Study co-author Di-Jia Liu is a  senior chemist in Argonne’s Chemical Sciences and Engineering division and a UChicago CASE scientist in the Pritzker School of Molecular Engineering.

“The process resulting from our catalyst would contribute to the circular carbon economy, which entails the reuse of carbon dioxide,” said Liu. “The process resulting from our catalyst would contribute to the circular carbon economy, which entails the reuse of carbon dioxide.”

This new process would work by electrochemically converting the CO2 emitted from industrial processes, such as fossil fuel power plants, into liquid fuel.

“With this research, we’ve discovered a new catalytic mechanism for converting carbon dioxide and water into ethanol,” said study co-author Professor Tao Xu of Northern Illinois University. 

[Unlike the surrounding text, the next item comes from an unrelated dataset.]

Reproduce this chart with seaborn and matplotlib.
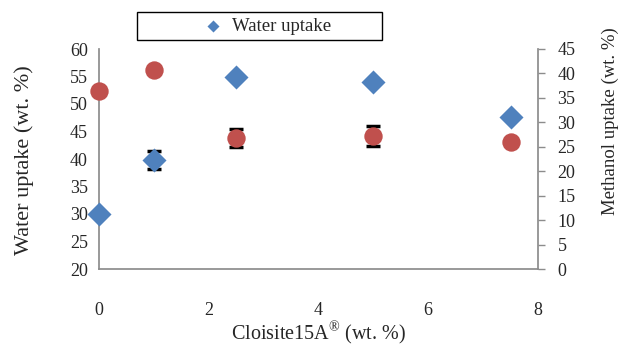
import matplotlib
matplotlib.use("Agg")
import matplotlib.pyplot as plt
import seaborn as sns
import numpy as np
import pandas as pd
from matplotlib.patches import Rectangle

# Data
clay = [0, 1, 2.5, 5, 7.5]
water_uptake = [30.0, 39.8, 54.9, 54.0, 47.7]
water_err = [np.nan, 1.7, np.nan, np.nan, np.nan]
methanol_uptake = [36.4, 40.7, 26.8, 27.2, 25.9]
methanol_err = [np.nan, np.nan, 1.8, 2.0, np.nan]

sns.set_theme(style="white")
plt.rcParams['font.family'] = ['Liberation Serif', 'DejaVu Serif']
plt.rcParams['mathtext.fontset'] = 'custom'
plt.rcParams['mathtext.rm'] = 'Liberation Serif'

df = pd.DataFrame({"clay": clay, "water": water_uptake, "werr": water_err,
                   "meth": methanol_uptake, "merr": methanol_err})

fig = plt.figure(figsize=(6.29, 3.48), dpi=100)
ax = fig.add_axes([99/629, 1-269/348, (538-99)/629, (269-49)/348])
ax2 = ax.twinx()

blue = "#4F81BD"
red = "#C0504D"
txt = "#262626"
grey = "#8C8C8C"

def errs(vals, errv):
    m = ~np.isnan(np.array(errv, dtype=float))
    return np.array(vals)[m], np.array(errv, dtype=float)[m]

xw, ew = errs(clay, water_err)
yw, _ = errs(water_uptake, water_err)
ax.errorbar(xw, yw, yerr=ew, fmt="none", ecolor="black",
            elinewidth=1.2, capsize=5, capthick=2.5, zorder=2, clip_on=False)
sns.scatterplot(data=df, x="clay", y="water", ax=ax, marker="D", s=150,
                color=blue, edgecolor=blue, linewidth=0, clip_on=False,
                label="Water uptake", zorder=3)

xm, em = errs(clay, methanol_err)
ym, _ = errs(methanol_uptake, methanol_err)
ax2.errorbar(xm, ym, yerr=em, fmt="none", ecolor="black",
             elinewidth=1.2, capsize=5, capthick=2.5, zorder=2, clip_on=False)
sns.scatterplot(data=df, x="clay", y="meth", ax=ax2, marker="o", s=175,
                color=red, edgecolor=red, linewidth=0, clip_on=False, legend=False,
                zorder=3)

ax.set_xlim(0, 8)
ax.set_ylim(20, 60)
ax2.set_ylim(0, 45)
ax.set_xticks([0, 2, 4, 6, 8])
ax.set_yticks(range(20, 61, 5))
ax2.set_yticks(range(0, 46, 5))

for s in ["top", "right"]:
    ax.spines[s].set_visible(False)
for s in ["top", "left", "bottom"]:
    ax2.spines[s].set_visible(False)
ax.spines["left"].set_color(grey)
ax.spines["bottom"].set_color(grey)
ax2.spines["right"].set_visible(True)
ax2.spines["right"].set_color(grey)

ax.tick_params(axis="y", left=False, length=0, pad=8, labelsize=13, labelcolor=txt)
ax.tick_params(axis="x", bottom=False, length=0, pad=24, labelsize=13, labelcolor=txt)
ax2.tick_params(axis="y", right=True, length=5, width=1, color=grey, direction="out",
                pad=9, labelsize=13, labelcolor=txt)

ax.set_xlabel("Cloisite15A$^{\u00ae}$ (wt. %)", fontsize=14.5, color=txt)
ax.xaxis.set_label_coords(0.5, -(319 - 269) / 220)
ax.set_ylabel("Water uptake (wt. %)", fontsize=16, color=txt)
ax.yaxis.set_label_coords((34 - 99) / 439, (269 - 160) / 220)
ax2.set_ylabel("Methanol uptake (wt. %)", fontsize=13.5, color=txt)
ax2.yaxis.set_label_coords((602 - 99) / 439, (269 - 121) / 220)

leg = ax.legend(loc="center", bbox_to_anchor=(263/629, 1-26/348),
                bbox_transform=fig.transFigure, frameon=False, fontsize=13.5,
                handletextpad=0.0, markerscale=0.5, borderaxespad=0)
for t in leg.get_texts():
    t.set_color(txt)
fig.patches.append(Rectangle((137/629, 1-40/348), 245/629, 28/348,
                             transform=fig.transFigure, fill=False,
                             edgecolor="black", linewidth=1))

fig.savefig("out.png", dpi=100)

“The mechanism should also provide a foundation for development of highly efficient electrocatalysts for carbon dioxide conversion to a vast array of value-added chemicals.”

“We could couple the electrochemical process of CO2-to-ethanol conversion using our catalyst to the electric grid and take advantage of the low-cost electricity available from renewable sources like solar and wind during off-peak hours.” 

According to the experts, the new process operates at a low temperature and pressure, which means it can be rapidly started and stopped.

Study co-author Tao Li is an assistant professor in the Department of Chemistry and Biochemistry at Northern Illinois University and an assistant scientist in Argonne’s X-ray Science division. 

“Thanks to the high photon flux of the X-ray beams at the APS, we have captured the structural changes of the catalyst during the electrochemical reaction,” said Professor Li. 

The experiments showed a reversible transformation from atomically dispersed copper to clusters of three copper atoms each on application of a low voltage. The CO2-to-ethanol catalysis occurs on these tiny copper clusters – which will lead to improvements in the design.

“We have prepared several new catalysts using this approach and found that they are all highly efficient in converting CO2 to other hydrocarbons,” said Liu. “We plan to continue this research in collaboration with industry to advance this promising technology.”

The study is published in the journal Nature Energy.